Hello! This is my first day after a few months (maybe a year) of not being on here. *waves* I need advice.
Ok so there’s this guy (so cliché, right?) and we both really like each other.
There’s only one problem. My dad. The guy is black, and I’m white. Dad (not a Christian) would not approve. I am over 18 years old, but still live at home. Dad is very difficult, and has a bad temper. I’m scared that he would kick me out of the house and/or yell at me saying that he doesn’t approve. (That might be a worse case scenario, but I guess it’s a possibility), One of the ten commandments says to honor your mother and father. But does that apply to this? I mean does that commandment refer to literally everything, because if not, we all break it all the time, even adults.
Now the guy has no idea that the reason we aren’t together is because of dad. So I really don’t know what to do at this point. Unfortunately I messed up, and we have already kissed on the lips, so I am confused and don’t know what to do. This guy is Christian like me, and has a beautiful soul.
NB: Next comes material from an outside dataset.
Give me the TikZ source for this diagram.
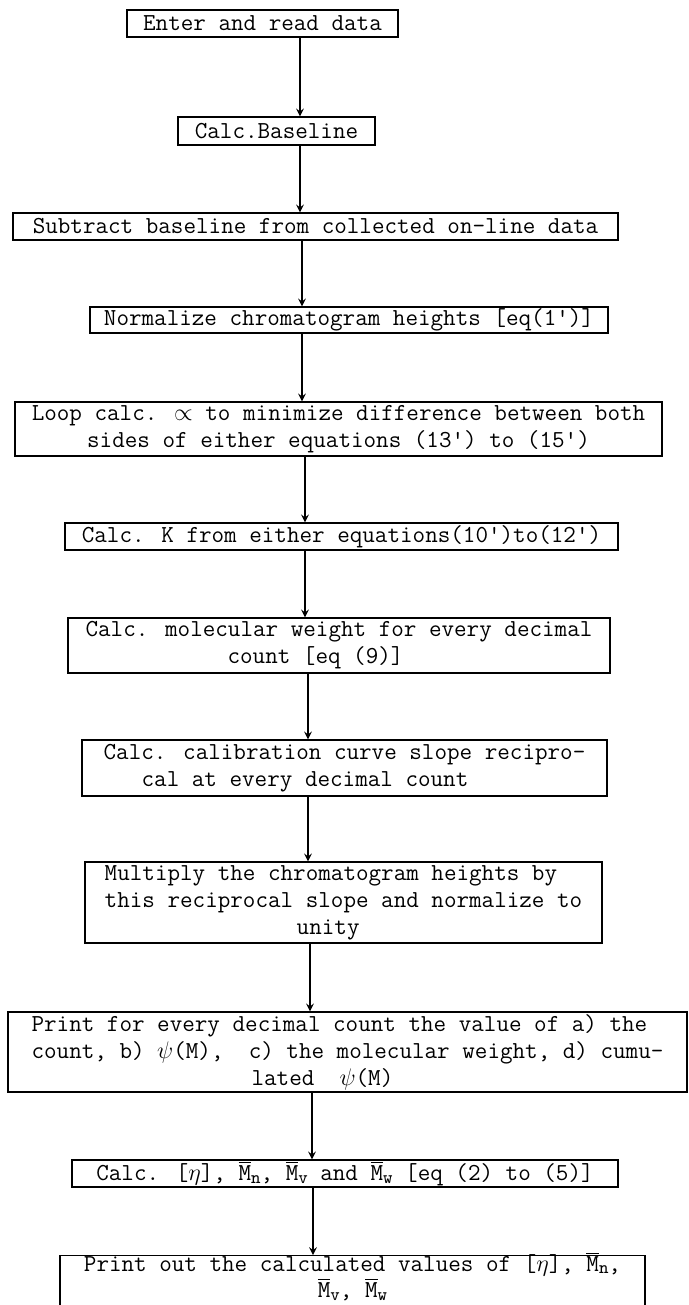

He would never do anything to hurt me or anything. (I have known him for almost a year), So basically the only thing separating us is the fact that he is black and I’m white. 🙁 Advice?
|January 17, 2015 at 14:02|
|January 18, 2015 at 06:12|
Honoring your father and mother doesn’t always mean obeying them, especially when you are an adult. It means respecting them. You can respect someone and disagree with them.
|January 18, 2015 at 09:21|
You said that your dad “would not approve”, which means that you haven’t told him yet and he doesn’t know about this guy, so how can you be sure that he won’t approve? Get your dad to sit down and have a conversation with you and tell him about this guy and how great he is and ask him to at least give him a chance. You never really know what his reaction will be with this sort of thing, because some parents will be more accepting than others, but some are more selective and not always in a good way. If your dad doesn’t approve after meeting him, than you have to make the decision of whether you want to date regardless of your dad’s opinion, or not. While I don’t see anything wrong with you having a relationship with this guy, you have to remember that if you do decide to go out with him anyway, you could be risking your relationship with your father for another relationship. You are completely free to date who you chose, but that may have consequences in the long run. Just make sure that a relationship with this guy is really going to be worth it.
|January 19, 2015 at 06:07|
thank you for your advice 🙂
|January 19, 2015 at 13:18|
If your dad cant accept him than who cares,my mom is black and my dad is white both sides of my family are racist,and my mom married my dad despite what her family would think her.